Many of the members of the Vegan Militia Movement went on to do excellent activism. Their early attempts at publishing, however, were somewhat rough. Packaged between artistic, eye grabbing covers, the interior pages of Contention Builder were filled with reprints, PETA fact sheets, vegan recipes, and the occasionally an original article attacking the credibility of bands like Earth Crisis. Worst of all were the heavy handed admonitions at the back of each issue for people to embrace the “Hardline movement,” a bizarre spin off of Straight Edge that rejected drugs, homosexuality, sex without procreation, abortion, and which later incorporated aspects of Taosim and Islam. Hardliners threatened to use violence against people who abused animals, but these statements were never acted upon and now appear to be the juvenile venting of angry young men.

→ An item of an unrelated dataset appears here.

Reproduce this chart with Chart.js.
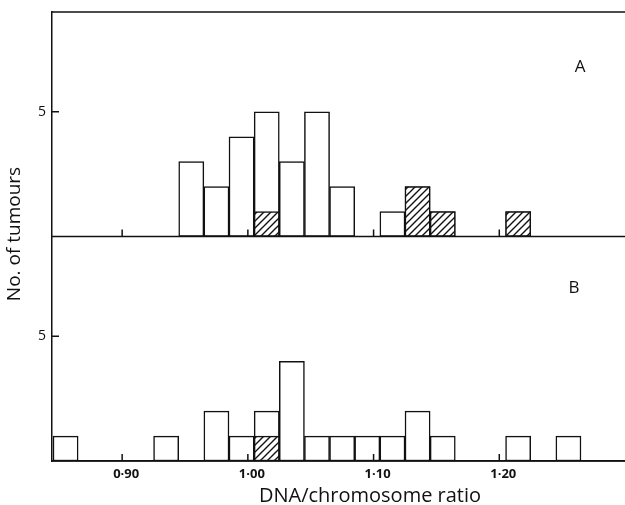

Issue #1 of Contention Builder came packaged with a tract advertising the mission statement of the Vegan Militia Movement. Chuckle along with these earnest but silly run-on sentences: “WE BELIEVE IN ONE ETHIC- THAT ALL LIFE HAS THE VIRTUE TO LIVE OUT LIFE FROM BIRTH TO NATURAL DEATH – FREE FROM ALL UNETHICAL VALUES. WE MUST STRIFE [sic] AGAINST THOSE WHO ARE DESTROYING THIS WORLD WITH IMPURE AND WARPED VALUES BY VOICING OURSELVES AND TAKING ACTION AGAINST THEM.” Ah, yes, the good old days when hardcore lyrics replaced political discussion and the caps lock was permanently depressed.
But CB is worthy of notice not so much because of its content, but its regional importance to the movement in Southern California. For all the oddball rhetoric and over-reliance on reprints, the magazine still inspired young people to get active and attend protests throughout San Diego and Orange County. Space was given to examining issues ignored elsewhere in the animal rights movement, and violence against women, repression of the Black Panther Party for Self Defense, and US Imperialism all received coverage. In the end, the sincerity of many members of this group was proven outside of the pages of the zine. All these years later many of them are still active and contributing to animal rights. Perhaps that is the best legacy of their old publication.
EAT ME (1997-1998 New York, NY USA.)
Before the term snacktivist became derogatory, several amazing publications such as Soy Not Oi and Raggedy Anarchy promoted veganism and protest alongside recipes for tasty food. One much more obscure publication, EAT ME, was written by best selling vegan cookbook author Isa Moskowitz. Although the content doesn’t match the focus of most of our site, there is certainly a fun archival nerd collector value to seeing one of the most prominent faces of veganism during her radical youth. And yes, each issue contains a recipe. We are happy to have a new introduction to these newsletters from Isa herself.
“I made these as newsletters for the Anarchist Women’s Potlucks in 1997/1998. It was weird timing, because people had email and stuff but it was still a real privilege to have internet at home, so everything was done word of mouth. If you read a few issues, you can see that we used voicemail to let people know when they next one will be. So we were kind of cutting edge technology for the 90s, if only we had a beeper! I wrote them on a word processor, then cut and paste and just filled in some of the art with pictures of lips or whatever. I would love to try some of the recipes now, I was a pretty shitty recipe writer back then. So many awesome things came out of those potlucks, including Bluestockings Books which is still standing today. It was really the end of an era! Pre-internet activism, where you kinda had to know everyone face to face. There is definitely something valuable in that. I love seeing these because they seem so innocent, even though I felt jaded back then.”